Willard wrote:
I don't think I'd attempt to change anything - as has been pointed out, any alteration in the past would disrupt everything that followed and change the future as well, not necessarily for the better. I know we're just talking fantasy, but even in fantasy, some rules must apply.
Truth be told, there are some moments I'd like to relive, knowing what I know now, in the sense that rather than trying to alter them, I'd like the opportunity to relish them, as they were so fleeting in the moment and I didn't know how important they were going to be to me until much later.
Many of them are now so bittersweet, I know they would break my heart all over again, this time for myriad and quite different reasons.

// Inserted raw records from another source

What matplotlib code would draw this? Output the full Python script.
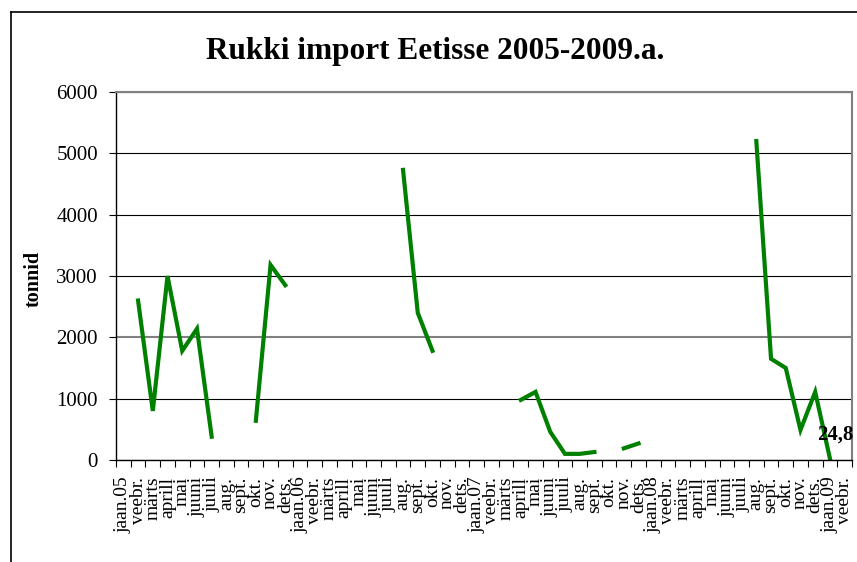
import numpy as np
import matplotlib
matplotlib.use('Agg')
import matplotlib.pyplot as plt
from matplotlib.lines import Line2D

# 字体设置
plt.rcParams['font.family'] = ['Liberation Serif', 'DejaVu Serif']

# 数据：月份标签
months = ['jaan.', 'veebr.', 'märts', 'aprill', 'mai', 'juuni',
          'juuli', 'aug.', 'sept.', 'okt.', 'nov.', 'dets.']
years = ['05', '06', '07', '08', '09']
labels = []
for y in years:
    for m in months:
        labels.append(m + y if m == 'jaan.' else m)
labels = labels[:50]

nan = np.nan
# 2005
v2005 = [nan, 2600, 800, 3000, 1780, 2140, 380, nan, nan, 640, 3180, 2850]
# 2006
v2006 = [nan, nan, nan, nan, nan, nan, nan, 4730, 2400, 1780, nan, nan]
# 2007
v2007 = [nan, nan, nan, 980, 1110, 460, 100, 100, 130, nan, 190, 270]
# 2008
v2008 = [nan, nan, nan, nan, nan, nan, nan, 5200, 1650, 1500, 490, 1110]
# 2009
v2009 = [24.8, nan]

values = v2005 + v2006 + v2007 + v2008 + v2009
x = np.arange(len(values))

fig = plt.figure(figsize=(8.57, 5.62), dpi=100)
ax = fig.add_axes([116/857, 1-460/562, (852-116)/857, (460-92)/562])

ax.plot(x, values, color='#008000', lw=3.0, solid_joinstyle='miter')

# 坐标轴
ax.set_xlim(-0.5, len(values)-0.5)
ax.set_ylim(0, 6000)
ax.set_yticks(range(0, 6001, 1000))
ax.tick_params(axis='y', labelsize=15, length=5, width=0.8, pad=8, direction='out')

ax.set_xticks(x)
ax.set_xticklabels(labels, rotation=90, fontsize=14, va='top', ha='center')
ax.tick_params(axis='x', which='major', length=0, pad=12)
ax.set_xticks(np.arange(-0.5, len(values), 1), minor=True)
ax.tick_params(axis='x', which='minor', length=5, width=0.8, direction='out')

# 网格线
ax.yaxis.grid(True, color='black', lw=0.8)
ax.get_ygridlines()[2].set_color('#808080')
ax.get_ygridlines()[2].set_linewidth(1.5)
ax.set_axisbelow(True)

for s in ['top', 'right']:
    ax.spines[s].set_color('#808080')
    ax.spines[s].set_linewidth(1.5)
for s in ['left', 'bottom']:
    ax.spines[s].set_color('black')
    ax.spines[s].set_linewidth(1.0)

# 数据标签
ax.annotate('24,8', xy=(48, values[48]), xytext=(4, 17), textcoords='offset points',
            ha='center', va='center', fontsize=15, fontweight='bold', annotation_clip=False)

# 标题和y轴名
fig.text(435/857, 1-52/562, 'Rukki import Eetisse 2005-2009.a.', ha='center', va='center',
         fontsize=22.5, fontweight='bold')
fig.text(34/857, 1-279/562, 'tonnid', rotation=90, ha='center', va='center',
         fontsize=14.5, fontweight='bold')

# 外框
fig.add_artist(Line2D([11/857, 11/857], [0, 1-12/562], transform=fig.transFigure, color='black', lw=1.2))
fig.add_artist(Line2D([11/857, 1], [1-12/562, 1-12/562], transform=fig.transFigure, color='black', lw=1.2))

fig.savefig('out.png', dpi=100)
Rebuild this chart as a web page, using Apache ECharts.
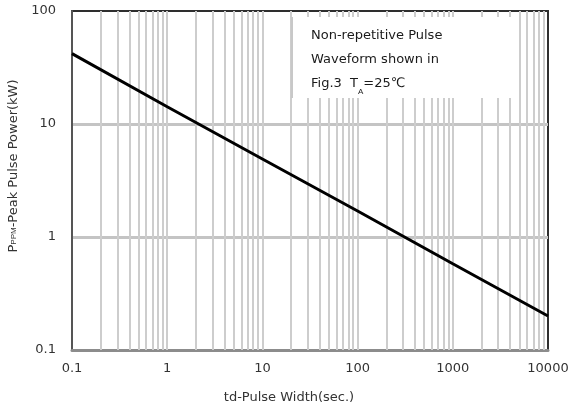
<!DOCTYPE html>
<html>
<head>
  <meta charset="utf-8">
</head>
<body style="margin: 0">
  <div id="container" style="width: 572px; height: 412px"></div>
  <script src="https://cdn.jsdelivr.net/npm/echarts@6/dist/echarts.min.js"></script>
  <script>
    // pulse width (sec.) vs peak pulse power (kW)
    var pulseWidth = [0.1, 1, 10, 100, 1000, 10000];
    var peakPower = [42, 14.2, 4.9, 1.7, 0.58, 0.2];
    var decades = [0.1, 1, 10, 100, 1000];
    var xTickLabels = ['0.1', '1', '10', '100', '1000', '10000'];
    var yTickLabels = ['0.1', '1', '10', '100'];
    var noteLines = ['Non-repetitive Pulse', 'Waveform shown in', 'Fig.3  T{sub|A}=25\u2103'];

    var chart = echarts.init(document.getElementById('container'));

    // vertical grid: 1..9 within every decade (left edge is the frame)
    var gridX = [];
    decades.forEach(function (d) {
      for (var k = 1; k <= 9; k++) {
        if (d * k > 0.1) gridX.push({ xAxis: d * k });
      }
    });

    var font = 'DejaVu Sans';

    var option = {
      animation: false,
      grid: {
        left: 72, right: 24, top: 11, bottom: 62,
        show: true, borderColor: '#2e2e2e', borderWidth: 2, backgroundColor: '#fff'
      },
      xAxis: {
        type: 'log', logBase: 10, min: 0.1, max: 10000,
        axisLine: { show: true, lineStyle: { color: '#8c8c8c', width: 3 } },
        axisTick: { show: false },
        splitLine: { show: false },
        axisLabel: {
          margin: 12, color: '#333', fontSize: 13, fontFamily: font,
          formatter: function (v) {
            var i = Math.round(Math.log10(v) + 1);
            return xTickLabels[i];
          }
        }
      },
      yAxis: {
        type: 'log', logBase: 10, min: 0.1, max: 100,
        axisLine: { show: true, lineStyle: { color: '#555', width: 2 } },
        axisTick: { show: false },
        splitLine: {
          show: true, showMinLine: false, showMaxLine: false,
          lineStyle: { color: '#c4c4c4', width: 3 }
        },
        axisLabel: {
          margin: 16, color: '#333', fontSize: 13, fontFamily: font,
          formatter: function (v) {
            var i = Math.round(Math.log10(v) + 1);
            return yTickLabels[i];
          }
        }
      },
      series: [{
        type: 'line',
        data: pulseWidth.map(function (x, i) { return [x, peakPower[i]]; }),
        showSymbol: false,
        lineStyle: { color: '#000', width: 3 },
        z: 5,
        markLine: {
          silent: true,
          symbol: 'none',
          label: { show: false },
          lineStyle: { color: '#cdcdcd', width: 2, type: 'solid' },
          data: gridX
        }
      }],
      graphic: [
        {
          type: 'rect', z: 100,
          shape: { x: 292, y: 17, width: 221, height: 81 },
          style: { fill: '#fff', stroke: null }
        },
        {
          type: 'line', z: 101,
          shape: { x1: 292, y1: 17, x2: 292, y2: 98 },
          style: { stroke: '#c8c8c8', lineWidth: 2 }
        },
        {
          type: 'text', z: 102, left: 311, top: 24,
          style: {
            text: noteLines.join('\n'),
            fill: '#1a1a1a', font: '13px "DejaVu Sans"', lineHeight: 24,
            rich: { sub: { fontSize: 8, verticalAlign: 'bottom', fill: '#1a1a1a' } }
          }
        },
        {
          type: 'text', z: 102, x: 14, y: 166, rotation: Math.PI / 2,
          style: {
            text: 'P{sub|PPM}-Peak Pulse Power(kW)',
            fill: '#333', font: '13px "DejaVu Sans"', align: 'center', verticalAlign: 'middle',
            rich: { sub: { fontSize: 8, fill: '#333' } }
          }
        },
        {
          type: 'text', z: 102, x: 289, y: 398,
          style: {
            text: 'td-Pulse Width(sec.)',
            fill: '#333', font: '13px "DejaVu Sans"', align: 'center', verticalAlign: 'middle'
          }
        }
      ]
    };

    chart.setOption(option);
  </script>
</body>
</html>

Still, how wonderful it would be to stand in those moments one more time - the touches, the sounds, the smells, the people. To embrace them, knowing how special they are - not just at that instant, but forever.
Even the emotional wounds and all the accompanying suffering would all be worth it, perhaps because knowing what I know now, I understand WHY those moments HAD to be the way they were.
Well said, my brother! As has been pointed out, one of the major issues involved in such a fantasy is having to deal with people at a lower maturity level, while you are at your current maturity level. That would be the one issue that would give me pause in making this decision. On the other hand, knowing that certain experiences will be prized above most others in your life, you will truly be able to appreciate them for what they're worth.
It would certainly not be simply a struggle among "peers" if I were to broach the subject of the intellectual abuse I endured in my childhood. I would have to fight, tooth and nail, for any moral ground I could gain. That is a struggle that I am willing to fight for, now. Maybe I wasn't, then, but I certainly am now. That is the main reason I voted "Yes!"